Hi Abel,
I didn't want to belabour the point, but I did want to clarify
something for readers of the archive.
At 2007-03-22 15:38 +0100, Abel Braaksma wrote:
I did not mean that anything unexpected was happening there. I just
wanted to make a point. Apparently, when you have an RLE like this:
<root>
<elem xmlns:test="urn:test">
<bla>
<test:xyz />
</bla>
</elem>
<root>
then, when serializing, Saxon leaves that RLE precisely as-is.
I was saying that this isn't a "Saxon" behaviour ... it is a result
of your use of exclude-result-prefixes.
It does not move the namespace declaration to the first element that needs it,
It "needs" it on <elem> because that is where you put it and you
didn't prune it off.
neither does it move it up the tree to the root (like you, I don't
expect it too).
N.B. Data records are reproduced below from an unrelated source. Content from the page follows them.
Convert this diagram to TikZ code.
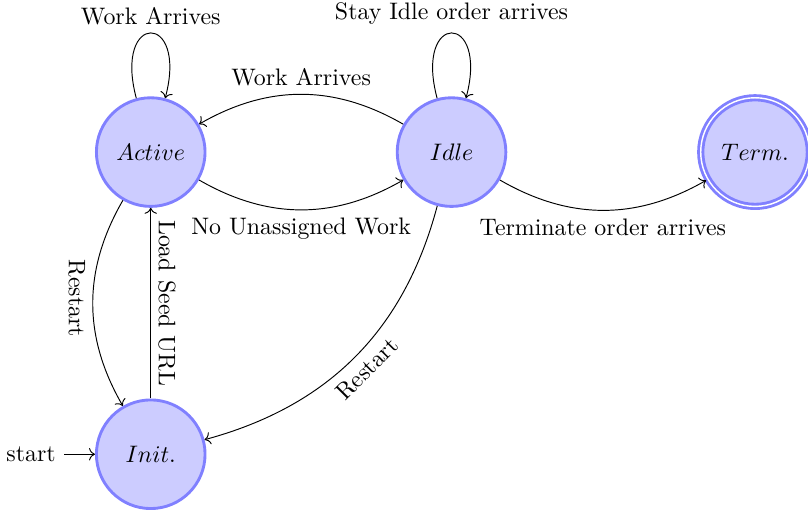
\documentclass[tikz,border=0pt]{standalone}
\usepackage{tikz}
\usetikzlibrary{automata, positioning, arrows.meta}

\begin{document}
\begin{tikzpicture}[
  every state/.style={
    circle, draw=blue!50, fill=blue!20, very thick,
    minimum size=1.6cm, inner sep=0pt
  },
  initial text=start,
  arr/.style={->, thin},
  vlabel/.style={rotate=-90, inner sep=3pt}
]
\useasboundingbox (-2.22,-0.82) rectangle (9.68,6.69);

%% ═══════════════════════════════════════════════
%% Estados
%% ═══════════════════════════════════════════════
\node[state, initial] (init) at (0, 0) {$Init.$};
\node[state] (active) at (0, 4.45) {$Active$};
\node[state] (idle) at (4.43, 4.45) {$Idle$};
\node[state, accepting] (term) at (8.9, 4.45) {$Term.$};

%% ── Transiciones ───────────────────────────────────────────────────────────

%% Active -> Active
\draw[arr] (active) to[loop above] node[above] {Work Arrives} (active);

%% Idle -> Idle
\draw[arr] (idle) to[loop above] node[above] {Stay Idle order arrives} (idle);

%% Idle -> Active
\draw[arr] (idle) to[bend right=30] node[above] {Work Arrives} (active);

%% Active -> Idle
\draw[arr] (active) to[bend right=30] node[below] {No Unassigned Work} (idle);

%% Idle -> Term
\draw[arr] (idle) to[bend right=30] node[below] {Terminate order arrives} (term);

%% Active -> Init (reinicio)
\draw[arr] (active) to[bend right=30] node[vlabel, anchor=north, xshift=-2pt] {Restart} (init);

%% Init -> Active
\draw[arr] (init) -- node[vlabel, anchor=south] {Load Seed URL} (active);

%% Idle -> Init (reinicio)
\draw[arr] (idle) to[bend left=30] node[sloped, below] {Restart} (init);

\end{tikzpicture}
\end{document}
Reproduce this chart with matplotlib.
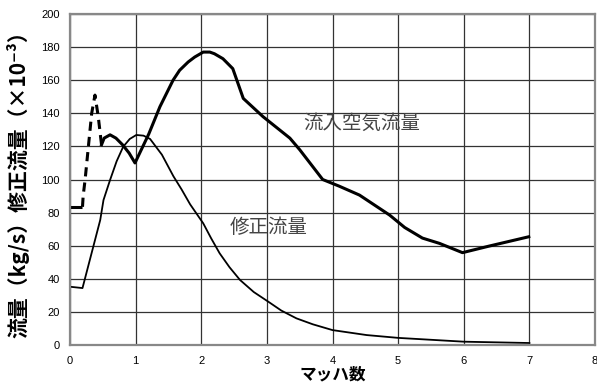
import matplotlib
matplotlib.use('Agg')
import matplotlib.pyplot as plt

plt.rcParams['font.family'] = ['Noto Sans CJK JP', 'DejaVu Sans']

# 流入空気流量 (kg/s) - solid start, dashed transient, solid main part
mach_air_start = [0.0, 0.19]
air_start = [83.5, 83.5]

mach_air_dash = [0.19, 0.20, 0.23, 0.28, 0.33, 0.38, 0.43, 0.48]
air_dash = [83.5, 90, 100, 120, 140, 151, 138, 121]

mach_air = [0.48, 0.52, 0.61, 0.70, 0.80, 0.90, 0.99, 1.20, 1.37, 1.57, 1.67,
            1.80, 1.90, 2.03, 2.13, 2.20, 2.33, 2.48, 2.64, 2.94, 3.35, 3.50,
            3.85, 4.10, 4.41, 4.87, 5.10, 5.37, 5.63, 5.98, 6.39, 6.99]
air = [121, 125, 127, 125, 121, 116, 110, 127.5, 144, 160, 166,
       171, 174, 177, 177, 176, 173, 167, 149, 138, 125, 118,
       100, 96, 90.6, 78.5, 71, 64.6, 61.4, 55.8, 59.8, 65.4]

# 修正流量 (x10^-3)
mach_corr = [0.0, 0.19, 0.46, 0.51, 0.61, 0.71, 0.81, 0.91, 1.01, 1.12, 1.22,
             1.40, 1.575, 1.70, 1.83, 2.03, 2.15, 2.28, 2.43, 2.59, 2.80, 3.02,
             3.22, 3.45, 3.70, 4.0, 4.52, 5.0, 6.0, 7.0]
corr = [35.2, 34.4, 75.5, 87.6, 99.7, 111, 119.8, 124.5, 126.9, 126.5, 124.5,
        115, 102, 94, 85, 73.5, 64.5, 55.4, 47, 39.3, 32, 26.2,
        20.8, 16.1, 12.5, 9.0, 6.0, 4.3, 2.0, 1.2]

x_ticks = list(range(0, 9))
y_ticks = list(range(0, 201, 20))

fig = plt.figure(figsize=(5.97, 3.85), dpi=100)
ax = fig.add_axes([0.1173, 0.1039, 0.8794, 0.8597])

ax.plot(mach_air_start, air_start, color='black', lw=2.2, solid_capstyle='butt')
ax.plot(mach_air_dash, air_dash, color='black', lw=2.2, linestyle=(0, (3, 2)))
ax.plot(mach_air, air, color='black', lw=2.2)
ax.plot(mach_corr, corr, color='black', lw=1.3)

ax.text(4.44, 134, '流入空気流量', fontsize=14, color='#444444',
        ha='center', va='center')
ax.text(3.03, 71, '修正流量', fontsize=14, color='#444444',
        ha='center', va='center')

ax.set_xlim(0, 8)
ax.set_ylim(0, 200)
ax.set_xticks(x_ticks)
ax.set_yticks(y_ticks)
ax.tick_params(length=0, labelsize=8, colors='black')
ax.tick_params(axis='x', pad=8)
ax.tick_params(axis='y', pad=7.5)
for lab in ax.get_xticklabels() + ax.get_yticklabels():
    lab.set_family(['Liberation Sans', 'DejaVu Sans'])

ax.grid(True, color='#333333', lw=0.9)
ax.set_axisbelow(True)
for sp in ax.spines.values():
    sp.set_color('#888888')
    sp.set_linewidth(1.6)

ax.set_xlabel('マッハ数', fontsize=12, fontweight='bold', va='center')
ax.xaxis.set_label_coords(0.5, -0.09)
ax.set_ylabel('流量（kg/s）修正流量（×10⁻³）', fontsize=15,
              fontweight='bold', va='center')
ax.yaxis.set_label_coords(-0.099, 0.5)

plt.savefig('out.png', dpi=100)
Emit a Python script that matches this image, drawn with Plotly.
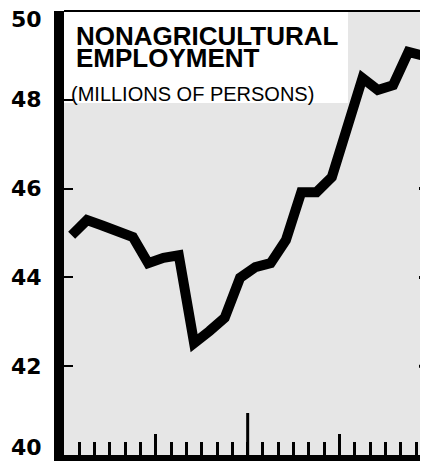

However, once you add this namespace to the
xsl:stylesheet (with exclude-result-prefixes), it does seem to do some cleanup
This is where I was saying that there is no "cleanup" going on ...
the reason the declaration is on <test> is that you pruned it off of
<elem> with the exclude-result-prefixes directive.
and move the namespace declaration down the tree to the moment where
it is first needed.
No, it isn't "moved" ... it is just being declared at the first place
where the namespace node is being found. The namespace node is not
found on <elem> because of the result of being pruned.
I think this extra level of control is nice and will help the OP.
It isn't extra ... it is what is expected from the use of
exclude-result-prefixes.
I don't think that I am saying something that is different from what
you or David says, I only add that Saxon leaves the namespace
declaration where it is on any RLE, even when it is not needed
directly on that very RLE (unless you put that namespace to the
xsl:stylesheet and/or when you add exclude-result-prefixes)
But what I think is different is that I am saying that this isn't a
feature of Saxon to do so ... it is an expected result based on the
presence of namespace nodes in the XPath data model for the
stylesheet tree in the presence or absence of the
exclude-result-prefixes directive.
Well, I was not the one in need of help, but thanks, it does clarify things.
My only objective in adding this comment is to underscore for archive
readers the behaviour cited is not Saxon-specific but is a direct
consequence of the directives added by the stylesheet writer and is
what I would expect for all XSLT processors.